Monday, October 18, 2010

I Sound Triumphal



Too long have I stayed away from Whitman's 1855 Leaves of Grass. We are now on page 25, where the poet has just picked up a kind of praise for the defeated:
I sound triumphal drums for the dead . . . . I fling through my embouchures the loudest and gayest music to them,
Vivas to those who have failed, and to those whose war- vessels sank in the sea, and those themselves who sank in the sea,
And to all generals that lost engagements, and all overcome heroes, and the number-less unknown heroes equal to the greatest heroes known.
Is this not a quintessentially American sentiment, to gaze lovingly and sympathetically on the fallen? Americans are fascinated by the defeated and by the underdogs. The poet here continues to dig in American soil with not (just) a nationalist's but a completist's fervor.
This is the meal pleasantly set . . . . this is the meat and drink for natural hunger,
It is for the wicked just the same as the righteous . . . . I make appointments with all,
I will not have a single person slighted or left away,
The keptwoman and sponger and thief are hereby invited . . . . the heavy-lipped slave is invited . . . . the venerealee is invited,
There shall be no difference between them and the rest.

This is the press of a bashful hand . . . . this is the float and odor of hair,
This is the touch of my lips to yours . . . . this is the murmur of yearning,
This is the far-off depth and height reflecting my own face,
This is the thoughtful merge of myself and the outlet again.
Do you guess I have some intricate purpose?
Well I have . . . . for the April rain has, and the mica on the side of a rock has.
We realize that we had been in one of the poet's characteristic interludes, as the he brings back several "this is" statements. This type of statement is already a staple of the poem; it has both an indicative and self-referential purpose, as the poet looks out to the world and defines his own poem as being or creating both the world and its affects. The litany above continues the thread of the defeated and unloved.

Whitman's poet shows himself repeatedly to be concerned above all with continuum, "the thoughtful merge of myself and the outlet again": continuum and recursion and reflection. And then...the poet toggles to intimacy:
Do you take it I would astonish?
Does the daylight astonish? or the early redstart twittering through the woods?
Do I astonish more than they?

This hour I tell things in confidence,
I might not tell everybody but I will tell you.
The poet talks to me, alone, now, in private and in trust of camaraderie. And then...the confidence is interrupted:
Who goes there! hankering, gross, mystical, nude?
How is it I extract strength from the beef I eat?

What is a man anyhow? What am I? and what are you?
All I mark as my own you shall offset it with your own,
Else it were time lost listening to me.

I do not snivel that snivel the world over,
That months are vacuums and the ground but wallow and filth,
That life is a suck and a sell, and nothing remains at the end but threadbare crape and tears.

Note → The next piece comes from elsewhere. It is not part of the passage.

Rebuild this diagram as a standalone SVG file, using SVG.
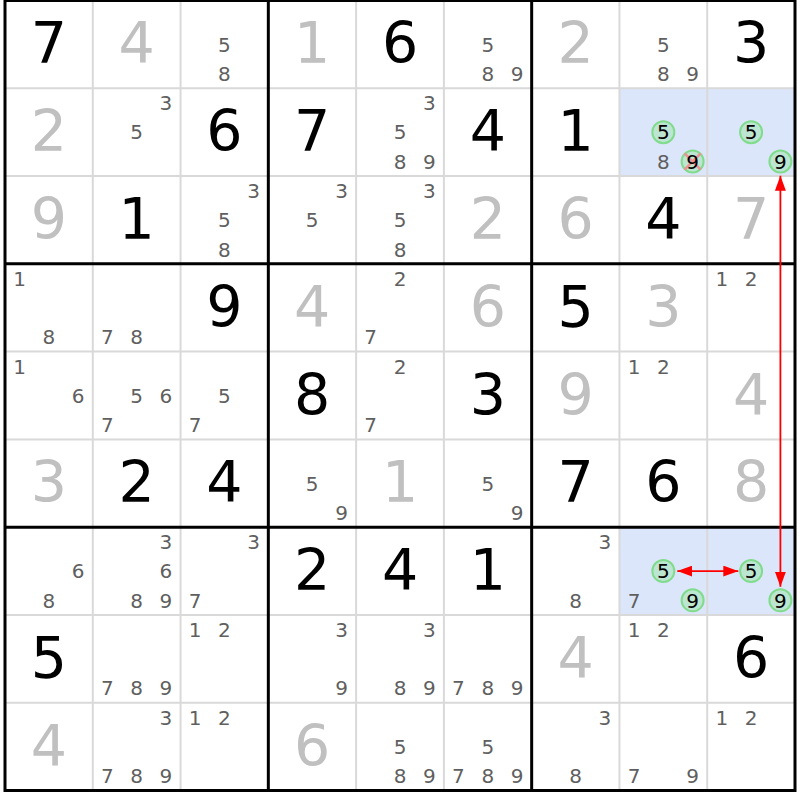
<svg xmlns="http://www.w3.org/2000/svg" width="800" height="800" viewBox="0 0 800 800">
<style>
.g{font-family:"DejaVu Sans",sans-serif;font-size:57px;text-anchor:middle;fill:#000}
.s{fill:#c0c0c0}
.c{font-family:"DejaVu Sans",sans-serif;font-size:20px;text-anchor:middle;fill:#5f5f5f}
.k{fill:#000}
.hl{fill:#dce6fa}
.ring{fill:#bde6d2;stroke:#80dc8c;stroke-width:2}
.x{stroke:#f09090;stroke-width:2.5;stroke-linecap:round}
.thin{stroke:#d9d9d9;stroke-width:2}
.thick{stroke:#000;stroke-width:3}
.arr{stroke:#ff0000;stroke-width:1.8;fill:none}
</style>
<defs>
<marker id="ah" viewBox="0 0 15 11" refX="15" refY="5.5" markerWidth="15" markerHeight="11" markerUnits="userSpaceOnUse" orient="auto-start-reverse">
<path d="M0,0 L15,5.5 L0,11 z" fill="#ff0000"/>
</marker>
</defs>
<rect x="0" y="0" width="800" height="800" fill="#fff"/>

<!-- row 0 -->
<g id="r0c0" transform="translate(48.89,44.39)"><text class="g" x="0" y="19">7</text></g>
<g id="r0c1" transform="translate(136.67,44.39)"><text class="g s" x="0" y="19">4</text></g>
<g id="r0c2" transform="translate(224.44,44.39)"><text class="c" x="0" y="7.3">5</text><text class="c" x="0" y="36.6">8</text></g>
<g id="r0c3" transform="translate(312.22,44.39)"><text class="g s" x="0" y="19">1</text></g>
<g id="r0c4" transform="translate(400,44.39)"><text class="g" x="0" y="19">6</text></g>
<g id="r0c5" transform="translate(487.78,44.39)"><text class="c" x="0" y="7.3">5</text><text class="c" x="0" y="36.6">8</text><text class="c" x="29.3" y="36.6">9</text></g>
<g id="r0c6" transform="translate(575.56,44.39)"><text class="g s" x="0" y="19">2</text></g>
<g id="r0c7" transform="translate(663.33,44.39)"><text class="c" x="0" y="7.3">5</text><text class="c" x="0" y="36.6">8</text><text class="c" x="29.3" y="36.6">9</text></g>
<g id="r0c8" transform="translate(751.11,44.39)"><text class="g" x="0" y="19">3</text></g>

<!-- row 1 -->
<g id="r1c0" transform="translate(48.89,132.17)"><text class="g s" x="0" y="19">2</text></g>
<g id="r1c1" transform="translate(136.67,132.17)"><text class="c" x="29.3" y="-22">3</text><text class="c" x="0" y="7.3">5</text></g>
<g id="r1c2" transform="translate(224.44,132.17)"><text class="g" x="0" y="19">6</text></g>
<g id="r1c3" transform="translate(312.22,132.17)"><text class="g" x="0" y="19">7</text></g>
<g id="r1c4" transform="translate(400,132.17)"><text class="c" x="29.3" y="-22">3</text><text class="c" x="0" y="7.3">5</text><text class="c" x="0" y="36.6">8</text><text class="c" x="29.3" y="36.6">9</text></g>
<g id="r1c5" transform="translate(487.78,132.17)"><text class="g" x="0" y="19">4</text></g>
<g id="r1c6" transform="translate(575.56,132.17)"><text class="g" x="0" y="19">1</text></g>
<g id="r1c7" transform="translate(663.33,132.17)"><rect class="hl" x="-43.89" y="-43.89" width="87.78" height="87.78"/><circle class="ring" cx="0" cy="0" r="11"/><circle class="ring" cx="29.3" cy="29.3" r="11"/><line class="x" x1="22" y1="22" x2="36.6" y2="36.6"/><line class="x" x1="36.6" y1="22" x2="22" y2="36.6"/><text class="c k" x="0" y="7.3">5</text><text class="c" x="0" y="36.6">8</text><text class="c k" x="29.3" y="36.6">9</text></g>
<g id="r1c8" transform="translate(751.11,132.17)"><rect class="hl" x="-43.89" y="-43.89" width="87.78" height="87.78"/><circle class="ring" cx="0" cy="0" r="11"/><circle class="ring" cx="29.3" cy="29.3" r="11"/><text class="c k" x="0" y="7.3">5</text><text class="c k" x="29.3" y="36.6">9</text></g>

<!-- row 2 -->
<g id="r2c0" transform="translate(48.89,219.94)"><text class="g s" x="0" y="19">9</text></g>
<g id="r2c1" transform="translate(136.67,219.94)"><text class="g" x="0" y="19">1</text></g>
<g id="r2c2" transform="translate(224.44,219.94)"><text class="c" x="29.3" y="-22">3</text><text class="c" x="0" y="7.3">5</text><text class="c" x="0" y="36.6">8</text></g>
<g id="r2c3" transform="translate(312.22,219.94)"><text class="c" x="29.3" y="-22">3</text><text class="c" x="0" y="7.3">5</text></g>
<g id="r2c4" transform="translate(400,219.94)"><text class="c" x="29.3" y="-22">3</text><text class="c" x="0" y="7.3">5</text><text class="c" x="0" y="36.6">8</text></g>
<g id="r2c5" transform="translate(487.78,219.94)"><text class="g s" x="0" y="19">2</text></g>
<g id="r2c6" transform="translate(575.56,219.94)"><text class="g s" x="0" y="19">6</text></g>
<g id="r2c7" transform="translate(663.33,219.94)"><text class="g" x="0" y="19">4</text></g>
<g id="r2c8" transform="translate(751.11,219.94)"><text class="g s" x="0" y="19">7</text></g>

<!-- row 3 -->
<g id="r3c0" transform="translate(48.89,307.72)"><text class="c" x="-29.3" y="-22">1</text><text class="c" x="0" y="36.6">8</text></g>
<g id="r3c1" transform="translate(136.67,307.72)"><text class="c" x="-29.3" y="36.6">7</text><text class="c" x="0" y="36.6">8</text></g>
<g id="r3c2" transform="translate(224.44,307.72)"><text class="g" x="0" y="19">9</text></g>
<g id="r3c3" transform="translate(312.22,307.72)"><text class="g s" x="0" y="19">4</text></g>
<g id="r3c4" transform="translate(400,307.72)"><text class="c" x="0" y="-22">2</text><text class="c" x="-29.3" y="36.6">7</text></g>
<g id="r3c5" transform="translate(487.78,307.72)"><text class="g s" x="0" y="19">6</text></g>
<g id="r3c6" transform="translate(575.56,307.72)"><text class="g" x="0" y="19">5</text></g>
<g id="r3c7" transform="translate(663.33,307.72)"><text class="g s" x="0" y="19">3</text></g>
<g id="r3c8" transform="translate(751.11,307.72)"><text class="c" x="-29.3" y="-22">1</text><text class="c" x="0" y="-22">2</text></g>

<!-- row 4 -->
<g id="r4c0" transform="translate(48.89,395.5)"><text class="c" x="-29.3" y="-22">1</text><text class="c" x="29.3" y="7.3">6</text></g>
<g id="r4c1" transform="translate(136.67,395.5)"><text class="c" x="0" y="7.3">5</text><text class="c" x="29.3" y="7.3">6</text><text class="c" x="-29.3" y="36.6">7</text></g>
<g id="r4c2" transform="translate(224.44,395.5)"><text class="c" x="0" y="7.3">5</text><text class="c" x="-29.3" y="36.6">7</text></g>
<g id="r4c3" transform="translate(312.22,395.5)"><text class="g" x="0" y="19">8</text></g>
<g id="r4c4" transform="translate(400,395.5)"><text class="c" x="0" y="-22">2</text><text class="c" x="-29.3" y="36.6">7</text></g>
<g id="r4c5" transform="translate(487.78,395.5)"><text class="g" x="0" y="19">3</text></g>
<g id="r4c6" transform="translate(575.56,395.5)"><text class="g s" x="0" y="19">9</text></g>
<g id="r4c7" transform="translate(663.33,395.5)"><text class="c" x="-29.3" y="-22">1</text><text class="c" x="0" y="-22">2</text></g>
<g id="r4c8" transform="translate(751.11,395.5)"><text class="g s" x="0" y="19">4</text></g>

<!-- row 5 -->
<g id="r5c0" transform="translate(48.89,483.28)"><text class="g s" x="0" y="19">3</text></g>
<g id="r5c1" transform="translate(136.67,483.28)"><text class="g" x="0" y="19">2</text></g>
<g id="r5c2" transform="translate(224.44,483.28)"><text class="g" x="0" y="19">4</text></g>
<g id="r5c3" transform="translate(312.22,483.28)"><text class="c" x="0" y="7.3">5</text><text class="c" x="29.3" y="36.6">9</text></g>
<g id="r5c4" transform="translate(400,483.28)"><text class="g s" x="0" y="19">1</text></g>
<g id="r5c5" transform="translate(487.78,483.28)"><text class="c" x="0" y="7.3">5</text><text class="c" x="29.3" y="36.6">9</text></g>
<g id="r5c6" transform="translate(575.56,483.28)"><text class="g" x="0" y="19">7</text></g>
<g id="r5c7" transform="translate(663.33,483.28)"><text class="g" x="0" y="19">6</text></g>
<g id="r5c8" transform="translate(751.11,483.28)"><text class="g s" x="0" y="19">8</text></g>

<!-- row 6 -->
<g id="r6c0" transform="translate(48.89,571.06)"><text class="c" x="29.3" y="7.3">6</text><text class="c" x="0" y="36.6">8</text></g>
<g id="r6c1" transform="translate(136.67,571.06)"><text class="c" x="29.3" y="-22">3</text><text class="c" x="29.3" y="7.3">6</text><text class="c" x="0" y="36.6">8</text><text class="c" x="29.3" y="36.6">9</text></g>
<g id="r6c2" transform="translate(224.44,571.06)"><text class="c" x="29.3" y="-22">3</text><text class="c" x="-29.3" y="36.6">7</text></g>
<g id="r6c3" transform="translate(312.22,571.06)"><text class="g" x="0" y="19">2</text></g>
<g id="r6c4" transform="translate(400,571.06)"><text class="g" x="0" y="19">4</text></g>
<g id="r6c5" transform="translate(487.78,571.06)"><text class="g" x="0" y="19">1</text></g>
<g id="r6c6" transform="translate(575.56,571.06)"><text class="c" x="29.3" y="-22">3</text><text class="c" x="0" y="36.6">8</text></g>
<g id="r6c7" transform="translate(663.33,571.06)"><rect class="hl" x="-43.89" y="-43.89" width="87.78" height="87.78"/><circle class="ring" cx="0" cy="0" r="11"/><circle class="ring" cx="29.3" cy="29.3" r="11"/><text class="c k" x="0" y="7.3">5</text><text class="c" x="-29.3" y="36.6">7</text><text class="c k" x="29.3" y="36.6">9</text></g>
<g id="r6c8" transform="translate(751.11,571.06)"><rect class="hl" x="-43.89" y="-43.89" width="87.78" height="87.78"/><circle class="ring" cx="0" cy="0" r="11"/><circle class="ring" cx="29.3" cy="29.3" r="11"/><text class="c k" x="0" y="7.3">5</text><text class="c k" x="29.3" y="36.6">9</text></g>

<!-- row 7 -->
<g id="r7c0" transform="translate(48.89,658.83)"><text class="g" x="0" y="19">5</text></g>
<g id="r7c1" transform="translate(136.67,658.83)"><text class="c" x="-29.3" y="36.6">7</text><text class="c" x="0" y="36.6">8</text><text class="c" x="29.3" y="36.6">9</text></g>
<g id="r7c2" transform="translate(224.44,658.83)"><text class="c" x="-29.3" y="-22">1</text><text class="c" x="0" y="-22">2</text></g>
<g id="r7c3" transform="translate(312.22,658.83)"><text class="c" x="29.3" y="-22">3</text><text class="c" x="29.3" y="36.6">9</text></g>
<g id="r7c4" transform="translate(400,658.83)"><text class="c" x="29.3" y="-22">3</text><text class="c" x="0" y="36.6">8</text><text class="c" x="29.3" y="36.6">9</text></g>
<g id="r7c5" transform="translate(487.78,658.83)"><text class="c" x="-29.3" y="36.6">7</text><text class="c" x="0" y="36.6">8</text><text class="c" x="29.3" y="36.6">9</text></g>
<g id="r7c6" transform="translate(575.56,658.83)"><text class="g s" x="0" y="19">4</text></g>
<g id="r7c7" transform="translate(663.33,658.83)"><text class="c" x="-29.3" y="-22">1</text><text class="c" x="0" y="-22">2</text></g>
<g id="r7c8" transform="translate(751.11,658.83)"><text class="g" x="0" y="19">6</text></g>

<!-- row 8 -->
<g id="r8c0" transform="translate(48.89,746.61)"><text class="g s" x="0" y="19">4</text></g>
<g id="r8c1" transform="translate(136.67,746.61)"><text class="c" x="29.3" y="-22">3</text><text class="c" x="-29.3" y="36.6">7</text><text class="c" x="0" y="36.6">8</text><text class="c" x="29.3" y="36.6">9</text></g>
<g id="r8c2" transform="translate(224.44,746.61)"><text class="c" x="-29.3" y="-22">1</text><text class="c" x="0" y="-22">2</text></g>
<g id="r8c3" transform="translate(312.22,746.61)"><text class="g s" x="0" y="19">6</text></g>
<g id="r8c4" transform="translate(400,746.61)"><text class="c" x="0" y="7.3">5</text><text class="c" x="0" y="36.6">8</text><text class="c" x="29.3" y="36.6">9</text></g>
<g id="r8c5" transform="translate(487.78,746.61)"><text class="c" x="0" y="7.3">5</text><text class="c" x="-29.3" y="36.6">7</text><text class="c" x="0" y="36.6">8</text><text class="c" x="29.3" y="36.6">9</text></g>
<g id="r8c6" transform="translate(575.56,746.61)"><text class="c" x="29.3" y="-22">3</text><text class="c" x="0" y="36.6">8</text></g>
<g id="r8c7" transform="translate(663.33,746.61)"><text class="c" x="-29.3" y="36.6">7</text><text class="c" x="29.3" y="36.6">9</text></g>
<g id="r8c8" transform="translate(751.11,746.61)"><text class="c" x="-29.3" y="-22">1</text><text class="c" x="0" y="-22">2</text></g>

<g id="grid">
<line class="thin" x1="92.78" y1="0.5" x2="92.78" y2="790.5"/>
<line class="thin" x1="180.56" y1="0.5" x2="180.56" y2="790.5"/>
<line class="thin" x1="356.11" y1="0.5" x2="356.11" y2="790.5"/>
<line class="thin" x1="443.89" y1="0.5" x2="443.89" y2="790.5"/>
<line class="thin" x1="619.44" y1="0.5" x2="619.44" y2="790.5"/>
<line class="thin" x1="707.22" y1="0.5" x2="707.22" y2="790.5"/>
<line class="thin" x1="5" y1="88.28" x2="795" y2="88.28"/>
<line class="thin" x1="5" y1="176.06" x2="795" y2="176.06"/>
<line class="thin" x1="5" y1="351.61" x2="795" y2="351.61"/>
<line class="thin" x1="5" y1="439.39" x2="795" y2="439.39"/>
<line class="thin" x1="5" y1="614.94" x2="795" y2="614.94"/>
<line class="thin" x1="5" y1="702.72" x2="795" y2="702.72"/>
<line class="thick" x1="268.33" y1="0.5" x2="268.33" y2="790.5"/>
<line class="thick" x1="531.67" y1="0.5" x2="531.67" y2="790.5"/>
<line class="thick" x1="5" y1="263.83" x2="795" y2="263.83"/>
<line class="thick" x1="5" y1="527.17" x2="795" y2="527.17"/>
<rect x="5" y="0.5" width="790" height="790" fill="none" stroke="#000" stroke-width="3"/>
</g>

<g id="connectors">
<line class="arr" x1="780.4" y1="175.7" x2="780.4" y2="586.7" marker-start="url(#ah)" marker-end="url(#ah)"/>
<line class="arr" x1="677.3" y1="571.1" x2="738.3" y2="571.1" marker-start="url(#ah)" marker-end="url(#ah)"/>
</g>
</svg>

Whimpering and truckling fold with powders for invalids . . . . conformity goes to the fourth-removed,
I cock my hat as I please indoors or out.

Shall I pray? Shall I venerate and be ceremonious?
I think we have the poet here bringing us out from the realm of the defeated to one of the unabashed. The poet is at home in both lands, and in all lands.

1 comment:

  1. " This hour I tell things in confidence,
    I might not tell everybody but I will tell you.

    The poet talks to me, alone, now, in private and in trust of camaraderie. And then...the confidence is interrupted:

    Who goes there! hankering, gross, mystical, nude?
    How is it I extract strength from the beef I eat?"

    Those line make me think of an idea you brought up in an earlier post about Whitman speaking sometimes to the Poetic Me and sometimes to the Working Me. As though he's "speaking in confidence" to his own soul, his poetic Self, and is startled out of the reverie upon looking down, "How is it I extract strength from the beef I eat?"